Der Arbeitskreis Endlager, die Grünen, der Bundesumweltminister sind für einen ergebnisoffenen Vergleich. Sie meinen aber, dass es ein großer Fehler sei, ohne einen Vergleich einen Standort geeignet zu erkunden. Genau auf diese Linie, Herr Sander, haben Sie und dieses Kabinett Wulff die Endlagerdiskussion zurückgebracht. Im Moment geht es der Niedersächsischen Landesregierung darum, der Atomindustrie dabei zu helfen, so günstig wie möglich an ein Endlager zu kommen. Ob es besser geeignete Standorte in der Bundesrepublik gibt, interessiert dabei nicht.

(Beifall bei den GRÜNEN und von Abgeordneten der SPD)

Das interessiert aber, meine Damen und Herren, und wird immer interessieren die Menschen an dem betroffenen Standort. Der Wunsch nach einem Vergleich zieht sich seit 25 Jahren zentral durch die Auseinandersetzung.

(Christian Dürr [FDP]: Auf Kosten der nächsten Generation!)

Ich akzeptiere nicht, dass in den 70er-Jahren Fehler gemacht worden sind und man jetzt mit Kostengründen zulasten der Sicherheit auf einem falsch begründeten Standort sitzen bleibt.

Ich bedaure, dass der offene Ansatz, den der Ministerpräsident mir zu Beginn der Legislaturperiode signalisiert hat, dass die Diskussionsbereitschaft verloren gegangen ist.

(Beifall bei den GRÜNEN und bei der SPD)

Herr Kollege Dehde hat jetzt das Wort.

Herr Präsident! Meine Damen und Herren! Der Umweltminister Sander hat über einen Artikel in der Landeszeitung - geschrieben von Herrn Meinecke - die Überschrift bekommen: „Umwelt im Dienst der Wirtschaft - Minister beim FDPDreikönigstreffen“. Was unsere heutige Thematik angeht, gewinne ich langsam den Eindruck, dass die Überschrift eigentlich hätte lauten müssen: Umweltminister im Dienst der Atomwirtschaft.

(Zurufe von der FDP: Oh!)

Denn eines, meine Damen und Herren, müssen wir doch feststellen: Die Verweigerungshaltung, die auch dieser Minister praktiziert, lässt sich kaum noch mit rationalen Argumenten erklären.

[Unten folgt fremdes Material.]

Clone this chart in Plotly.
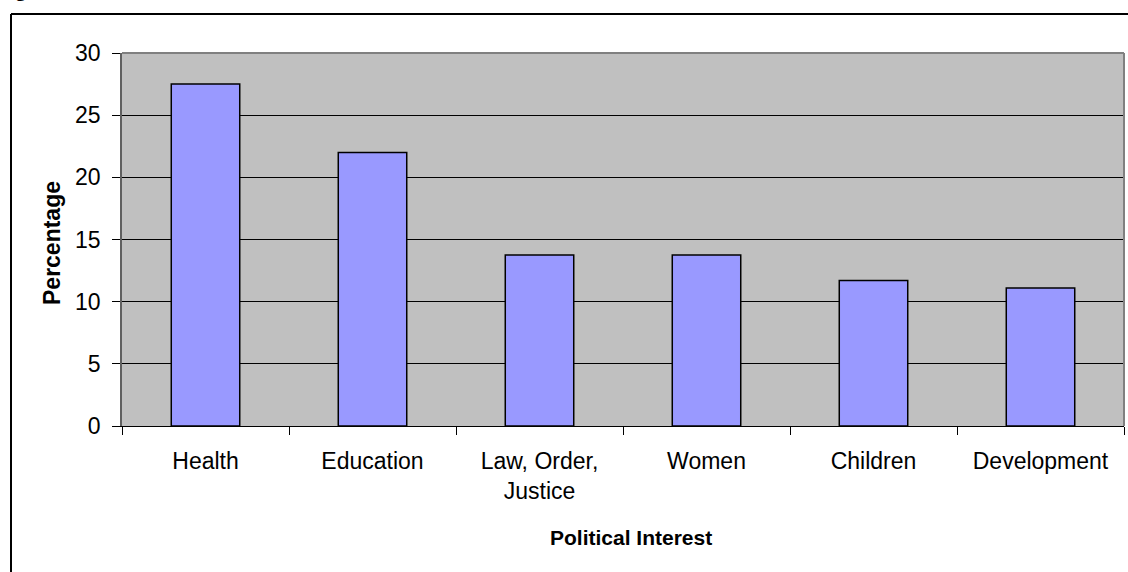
import plotly.graph_objects as go

categories = ["Health", "Education", "Law, Order,<br>Justice", "Women", "Children", "Development"]
values = [27.5, 22.0, 13.75, 13.75, 11.7, 11.1]
y_ticks = [0, 5, 10, 15, 20, 25, 30]

W, H = 1128, 572
L, R, T, B = 122, 4, 53, 146
pw, ph = W - L - R, H - T - B

def px(x):
    return (x - L) / pw

def py(y):
    return (H - B - y) / ph

fig = go.Figure()
fig.add_trace(go.Bar(
    x=categories, y=values,
    marker=dict(color="#9999FF", line=dict(color="black", width=1.5)),
    width=0.41,
))

font = "Liberation Sans, Arial, sans-serif"
fs = 23
fig.update_layout(
    width=W, height=H,
    margin=dict(l=L, r=R, t=T, b=B),
    paper_bgcolor="white",
    plot_bgcolor="#C0C0C0",
    showlegend=False,
    font=dict(family=font, size=fs, color="black"),
    xaxis=dict(
        type="category",
        showgrid=False,
        ticks="outside", tickson="boundaries", ticklen=8, tickcolor="black", tickwidth=1,
        showline=True, linecolor="black", linewidth=1,
        tickfont=dict(size=fs),
        ticklabelstandoff=14,
    ),
    yaxis=dict(
        range=[0, 30], tickvals=y_ticks,
        showgrid=True, gridcolor="black", gridwidth=1,
        ticks="outside", ticklen=8, tickcolor="black", tickwidth=1,
        showline=True, linecolor="#606060", linewidth=1.5,
        zeroline=False,
        tickfont=dict(size=fs),
        ticklabelstandoff=7,
    ),
    shapes=[
        dict(type="line", xref="paper", yref="paper", x0=1, x1=1, y0=0, y1=1,
             line=dict(color="#808080", width=2)),
        dict(type="line", xref="paper", yref="paper", x0=0, x1=1, y0=1, y1=1,
             line=dict(color="#808080", width=2)),
        dict(type="line", xref="paper", yref="paper", x0=px(11), x1=px(11), y0=py(14), y1=py(600),
             line=dict(color="black", width=2)),
        dict(type="line", xref="paper", yref="paper", x0=px(11), x1=px(1140), y0=py(14), y1=py(14),
             line=dict(color="black", width=2)),
    ],
    annotations=[
        dict(text="<b>Percentage</b>", xref="paper", yref="paper", x=px(52), y=py(243),
             xanchor="center", yanchor="middle",
             textangle=-90, showarrow=False, font=dict(size=fs, family=font)),
        dict(text="<b>Political Interest</b>", xref="paper", yref="paper", x=px(631), y=py(537),
             xanchor="center", yanchor="middle",
             showarrow=False, font=dict(size=21, family=font)),
        dict(text="<b>Figure</b>", xref="paper", yref="paper", x=px(-4), y=py(3),
             xanchor="left", yanchor="bottom", showarrow=False,
             font=dict(size=20, family="Liberation Serif, Times New Roman, serif")),
    ],
)

fig.write_html("out.html")
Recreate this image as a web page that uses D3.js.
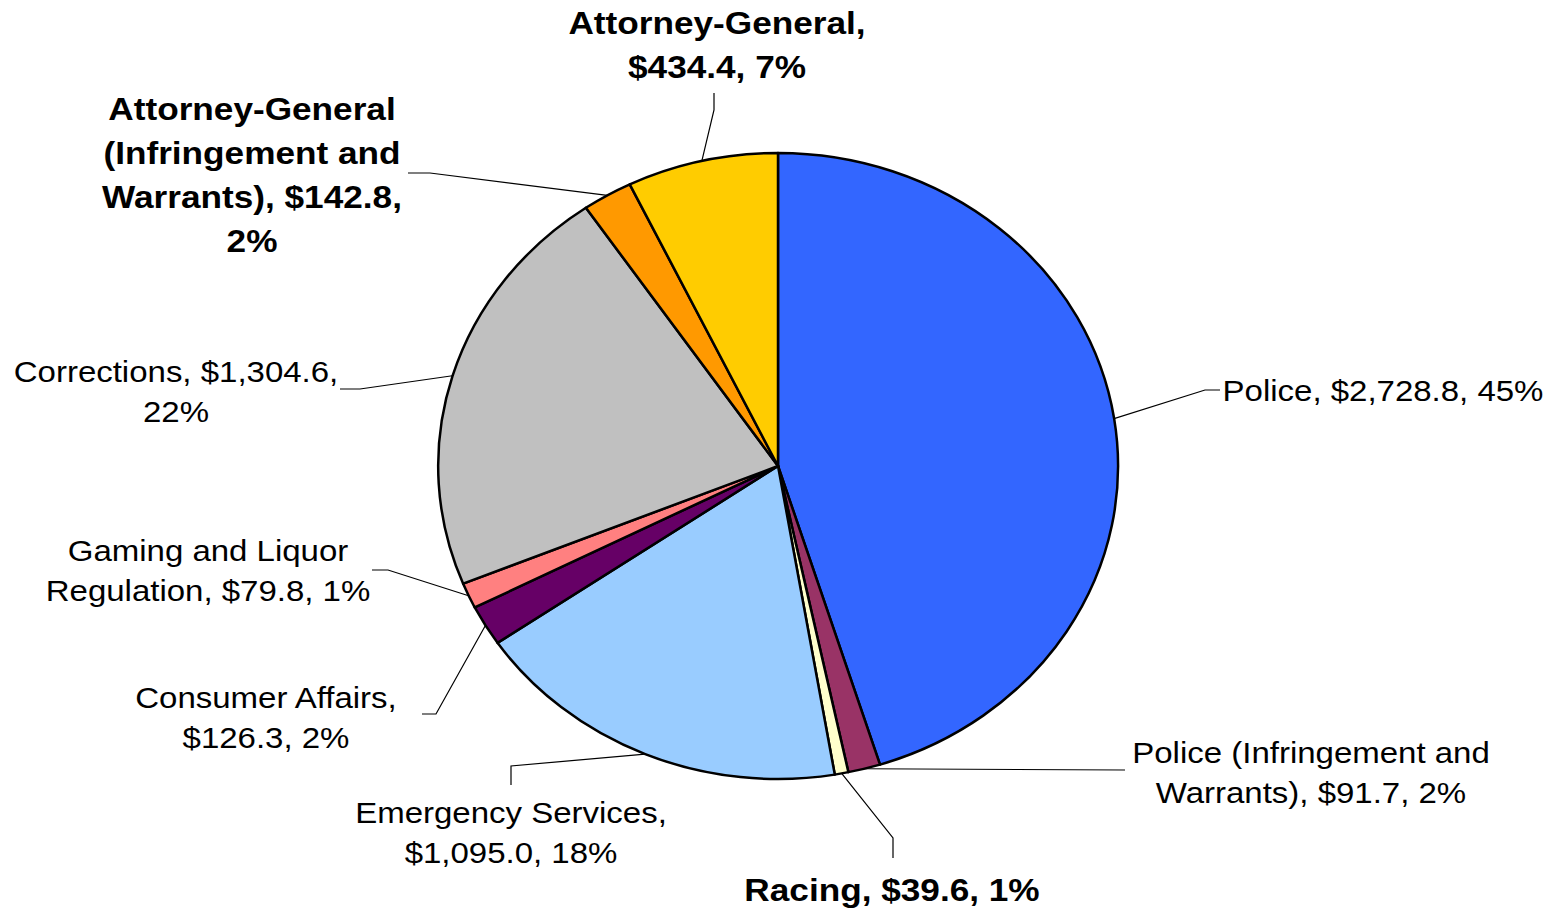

Der Journalist Herr Meinecke schreibt als Fazit einer Rede, die der Minister dort gehalten hat, weiter:

„Das jedenfalls lässt sich als Fazit seiner halbstündigen, seltsam unsortierten und wenig nachdenklichen Rede ziehen.“

Ich habe den Eindruck, das kann sich nicht nur auf diese Rede beziehen, sondern muss sich auch auf die Politik, die vermeintliche Umweltpolitik, dieses Ministers beziehen.

(Beifall von Abgeordneten der SPD - Anneliese Zachow [CDU]: Sie sind unverschämt, Herr Dehde!)

Ich werde Ihnen das an einigen Punkten verdeutlichen, die diese Schlüsse nahe legen.

Zunächst zum Umgang mit dem Parlament. Da ist Praxis, dass Anhörungen zu einem für das Land Niedersachsen wirklich existenziellen Thema von Ihnen verweigert werden.